An easement can also be implied from prior use. Suppose a seller of land has two lots, with a driveway connecting both lots to the street. The only way to gain access to the street from the back lot is to use the driveway, and the seller has always done so. If the seller now sells the back lot, the buyer can establish an easement in the driveway through the front lot if the prior use was (1) apparent at the time of sale, (2) continuous, and (3) reasonably necessary for the enjoyment of the back lot. The rule of implied easements through prior use operates only when the ownership of the dominant and servient tenements was originally in the same person.
Use of the Easement
The servient owner may use the easement—remember, it is on or under or above his land—as long as his use does not interfere with the rights of the easement owner. Suppose you have an easement to walk along a path in the woods owned by your neighbor and to swim in a private lake that adjoins the woods. At the time you purchased the easement, your neighbor did not use the lake. Now he proposes to swim in it himself, and you protest. You would not have a sound case, because his swimming in the lake would not interfere with your right to do so. But if he proposed to clear the woods and build a mill on it, obliterating the path you took to the lake and polluting the lake with chemical discharges, then you could obtain an injunction to bar him from interfering with your easement.
The owner of the dominant tenement is not restricted to using his land as he was at the time he became the owner of the easement. The courts will permit him to develop the land in some “normal” manner. For example, an easement on a private roadway for the benefit of a large estate up in the hills would not be lost if the large estate were ultimately subdivided and many new owners wished to use the roadway; the easement applies to the entire portion of the original dominant tenement, not merely to the part that abuts the easement itself. However, the owner of an easement appurtenant to one tract of land cannot use the easement on another tract of land, even if the two tracts are adjacent.

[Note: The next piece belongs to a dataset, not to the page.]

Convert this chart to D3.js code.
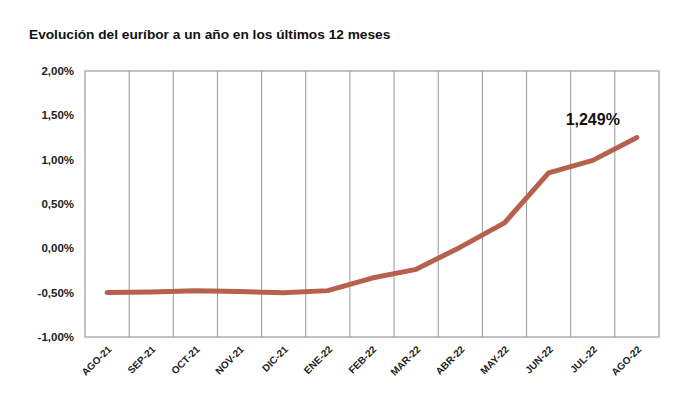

An easement appurtenant runs with the land and benefits the dominant tenement, burdening the servient tenement. An easement, generally, has a specific location or description within or over the servient tenement. Easements can be created by deed, by will, or by implication.
- Beth Delaney owns property next to Kerry Plemmons. The deed to Delaney’s property notes that she has access to a well on the Plemmons property “to obtain water for household use.” The well has been dry for many generations and has not been used by anyone on the Plemmons property or the Delaney property for as many generations. The well predated Plemmons’s ownership of the property; as the servient tenement, the Plemmons property was burdened by this easement dating back to 1898. Plemmons hires a company to dig a very deep well near one of his outbuildings to provide water for his horses. The location is one hundred yards from the old well. Does the Delaney property have any easement to use water from the new well?